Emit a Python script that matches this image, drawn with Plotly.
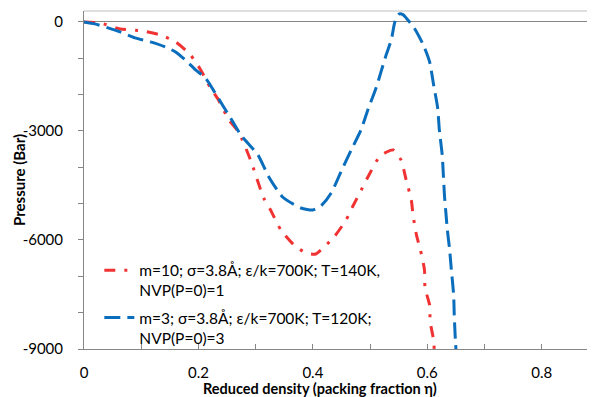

...

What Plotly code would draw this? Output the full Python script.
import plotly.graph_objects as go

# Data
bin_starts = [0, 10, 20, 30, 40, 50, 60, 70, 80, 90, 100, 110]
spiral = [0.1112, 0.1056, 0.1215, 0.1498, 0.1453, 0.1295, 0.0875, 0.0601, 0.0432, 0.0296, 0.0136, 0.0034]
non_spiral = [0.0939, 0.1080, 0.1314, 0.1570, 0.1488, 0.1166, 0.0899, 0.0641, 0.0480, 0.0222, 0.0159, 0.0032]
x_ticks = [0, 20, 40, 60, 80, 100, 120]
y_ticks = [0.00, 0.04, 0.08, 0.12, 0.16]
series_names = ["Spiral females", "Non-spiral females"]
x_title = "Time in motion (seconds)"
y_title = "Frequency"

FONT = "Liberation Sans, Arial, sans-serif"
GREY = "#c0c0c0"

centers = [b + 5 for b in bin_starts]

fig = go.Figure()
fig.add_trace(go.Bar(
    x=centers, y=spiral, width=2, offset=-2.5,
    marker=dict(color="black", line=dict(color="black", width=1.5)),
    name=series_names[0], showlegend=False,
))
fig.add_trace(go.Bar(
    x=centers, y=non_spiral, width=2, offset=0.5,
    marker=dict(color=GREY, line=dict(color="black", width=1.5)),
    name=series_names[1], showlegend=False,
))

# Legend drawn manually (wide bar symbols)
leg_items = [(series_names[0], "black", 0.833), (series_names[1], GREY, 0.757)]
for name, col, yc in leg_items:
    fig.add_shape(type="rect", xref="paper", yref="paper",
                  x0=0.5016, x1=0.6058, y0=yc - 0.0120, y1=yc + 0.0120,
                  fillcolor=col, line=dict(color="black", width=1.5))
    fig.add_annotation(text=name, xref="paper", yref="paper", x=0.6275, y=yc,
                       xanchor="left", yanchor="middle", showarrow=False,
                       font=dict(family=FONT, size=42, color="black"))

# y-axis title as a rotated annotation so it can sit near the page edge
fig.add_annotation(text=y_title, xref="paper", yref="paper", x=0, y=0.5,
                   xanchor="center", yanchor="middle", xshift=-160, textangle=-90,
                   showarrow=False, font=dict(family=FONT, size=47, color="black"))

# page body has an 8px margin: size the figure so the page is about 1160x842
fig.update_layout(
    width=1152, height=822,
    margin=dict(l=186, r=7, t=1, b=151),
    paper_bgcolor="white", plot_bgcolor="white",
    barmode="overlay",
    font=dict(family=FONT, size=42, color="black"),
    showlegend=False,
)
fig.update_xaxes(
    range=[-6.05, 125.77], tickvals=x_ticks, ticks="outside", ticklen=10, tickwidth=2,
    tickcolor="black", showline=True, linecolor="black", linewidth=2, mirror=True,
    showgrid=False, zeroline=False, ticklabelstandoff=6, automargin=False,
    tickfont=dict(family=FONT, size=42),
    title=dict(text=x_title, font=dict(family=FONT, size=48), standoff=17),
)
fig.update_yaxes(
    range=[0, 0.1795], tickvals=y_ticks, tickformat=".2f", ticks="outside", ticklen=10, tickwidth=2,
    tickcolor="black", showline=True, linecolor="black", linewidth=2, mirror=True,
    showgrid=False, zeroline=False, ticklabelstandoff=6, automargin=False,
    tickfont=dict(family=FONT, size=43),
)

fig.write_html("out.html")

==

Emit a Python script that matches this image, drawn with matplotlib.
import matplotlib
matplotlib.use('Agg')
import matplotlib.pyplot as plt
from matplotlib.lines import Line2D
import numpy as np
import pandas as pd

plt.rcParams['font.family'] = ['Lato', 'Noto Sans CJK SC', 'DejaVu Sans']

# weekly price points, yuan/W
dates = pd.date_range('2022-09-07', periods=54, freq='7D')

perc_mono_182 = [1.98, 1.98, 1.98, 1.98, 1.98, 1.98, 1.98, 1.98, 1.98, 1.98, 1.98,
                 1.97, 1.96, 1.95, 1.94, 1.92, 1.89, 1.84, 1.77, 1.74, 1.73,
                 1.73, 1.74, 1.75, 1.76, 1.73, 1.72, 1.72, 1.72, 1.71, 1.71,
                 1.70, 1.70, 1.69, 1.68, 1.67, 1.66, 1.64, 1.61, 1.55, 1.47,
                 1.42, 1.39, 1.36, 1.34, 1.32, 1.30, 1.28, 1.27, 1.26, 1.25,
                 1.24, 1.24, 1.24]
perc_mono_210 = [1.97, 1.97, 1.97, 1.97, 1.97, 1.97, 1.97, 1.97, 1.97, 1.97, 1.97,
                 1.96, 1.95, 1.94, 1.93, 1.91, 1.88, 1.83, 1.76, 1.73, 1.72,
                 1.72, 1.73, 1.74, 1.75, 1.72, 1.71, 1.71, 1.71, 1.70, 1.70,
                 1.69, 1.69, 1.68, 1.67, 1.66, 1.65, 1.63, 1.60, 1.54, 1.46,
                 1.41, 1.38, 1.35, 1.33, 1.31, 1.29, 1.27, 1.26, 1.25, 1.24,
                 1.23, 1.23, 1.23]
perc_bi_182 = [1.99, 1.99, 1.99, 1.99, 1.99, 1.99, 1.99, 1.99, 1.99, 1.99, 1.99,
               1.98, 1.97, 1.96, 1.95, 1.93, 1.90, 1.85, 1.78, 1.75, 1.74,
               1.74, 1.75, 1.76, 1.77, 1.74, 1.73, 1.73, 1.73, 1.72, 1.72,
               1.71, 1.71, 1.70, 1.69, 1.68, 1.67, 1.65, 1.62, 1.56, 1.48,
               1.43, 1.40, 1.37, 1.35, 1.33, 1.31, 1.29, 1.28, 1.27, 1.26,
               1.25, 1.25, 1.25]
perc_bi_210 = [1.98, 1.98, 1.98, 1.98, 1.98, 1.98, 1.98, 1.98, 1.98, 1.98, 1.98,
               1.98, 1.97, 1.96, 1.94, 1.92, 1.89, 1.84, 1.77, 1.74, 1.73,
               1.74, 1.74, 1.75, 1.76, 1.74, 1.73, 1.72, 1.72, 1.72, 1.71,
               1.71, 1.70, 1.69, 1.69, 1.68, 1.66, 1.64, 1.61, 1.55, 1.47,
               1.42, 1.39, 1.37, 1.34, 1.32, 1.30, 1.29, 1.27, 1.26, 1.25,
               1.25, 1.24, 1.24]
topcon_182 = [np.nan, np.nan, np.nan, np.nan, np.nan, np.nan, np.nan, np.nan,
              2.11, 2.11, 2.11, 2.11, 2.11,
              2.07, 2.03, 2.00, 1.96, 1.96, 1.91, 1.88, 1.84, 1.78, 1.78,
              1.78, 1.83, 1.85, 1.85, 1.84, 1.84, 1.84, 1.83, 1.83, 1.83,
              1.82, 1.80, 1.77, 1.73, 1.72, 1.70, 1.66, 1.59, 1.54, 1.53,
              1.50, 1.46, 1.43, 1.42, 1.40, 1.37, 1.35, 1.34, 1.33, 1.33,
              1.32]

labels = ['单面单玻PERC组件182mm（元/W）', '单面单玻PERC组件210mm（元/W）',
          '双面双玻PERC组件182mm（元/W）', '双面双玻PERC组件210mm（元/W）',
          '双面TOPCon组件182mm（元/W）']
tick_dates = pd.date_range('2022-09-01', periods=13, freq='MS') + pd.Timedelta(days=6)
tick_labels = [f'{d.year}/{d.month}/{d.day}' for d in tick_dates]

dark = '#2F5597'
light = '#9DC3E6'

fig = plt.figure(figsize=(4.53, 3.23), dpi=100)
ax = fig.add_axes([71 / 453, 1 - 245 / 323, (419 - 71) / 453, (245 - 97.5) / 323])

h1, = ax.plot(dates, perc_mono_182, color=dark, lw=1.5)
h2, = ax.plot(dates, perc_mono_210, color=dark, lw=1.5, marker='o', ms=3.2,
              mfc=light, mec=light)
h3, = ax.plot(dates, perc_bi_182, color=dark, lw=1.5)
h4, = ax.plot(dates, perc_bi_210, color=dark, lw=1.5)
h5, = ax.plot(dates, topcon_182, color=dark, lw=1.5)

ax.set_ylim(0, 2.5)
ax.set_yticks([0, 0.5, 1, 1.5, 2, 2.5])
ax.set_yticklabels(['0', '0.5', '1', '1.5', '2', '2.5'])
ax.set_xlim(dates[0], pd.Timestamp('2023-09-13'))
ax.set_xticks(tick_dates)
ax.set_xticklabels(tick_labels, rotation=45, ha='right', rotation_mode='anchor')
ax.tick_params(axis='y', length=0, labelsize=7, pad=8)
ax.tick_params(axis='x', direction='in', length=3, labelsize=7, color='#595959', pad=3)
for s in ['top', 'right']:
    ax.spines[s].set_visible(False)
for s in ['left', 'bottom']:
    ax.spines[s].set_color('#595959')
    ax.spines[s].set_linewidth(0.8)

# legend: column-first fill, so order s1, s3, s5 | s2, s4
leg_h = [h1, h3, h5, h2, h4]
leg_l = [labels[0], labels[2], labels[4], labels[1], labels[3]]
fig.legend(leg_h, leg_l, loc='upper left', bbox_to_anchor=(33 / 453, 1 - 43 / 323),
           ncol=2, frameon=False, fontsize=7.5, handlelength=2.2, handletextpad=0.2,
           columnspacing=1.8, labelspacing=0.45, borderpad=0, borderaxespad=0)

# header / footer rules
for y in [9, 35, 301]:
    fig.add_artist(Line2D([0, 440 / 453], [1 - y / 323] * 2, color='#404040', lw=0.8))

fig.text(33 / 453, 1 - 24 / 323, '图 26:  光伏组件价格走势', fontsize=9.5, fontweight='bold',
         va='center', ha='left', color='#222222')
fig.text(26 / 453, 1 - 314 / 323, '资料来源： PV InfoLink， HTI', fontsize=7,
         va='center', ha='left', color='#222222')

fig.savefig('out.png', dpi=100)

- [Your goal]: Everything from the line that contains "drawn with matplotlib." through the line that contains "dates = pd.date_range('2022-09-07', periods=54, freq='7D')" is to be transcribed exactly, and nothing outside that range.

- [Response to this exercise]:
Emit a Python script that matches this image, drawn with matplotlib.
import matplotlib
matplotlib.use('Agg')
import matplotlib.pyplot as plt
from matplotlib.lines import Line2D
import numpy as np
import pandas as pd

plt.rcParams['font.family'] = ['Lato', 'Noto Sans CJK SC', 'DejaVu Sans']

# weekly price points, yuan/W
dates = pd.date_range('2022-09-07', periods=54, freq='7D')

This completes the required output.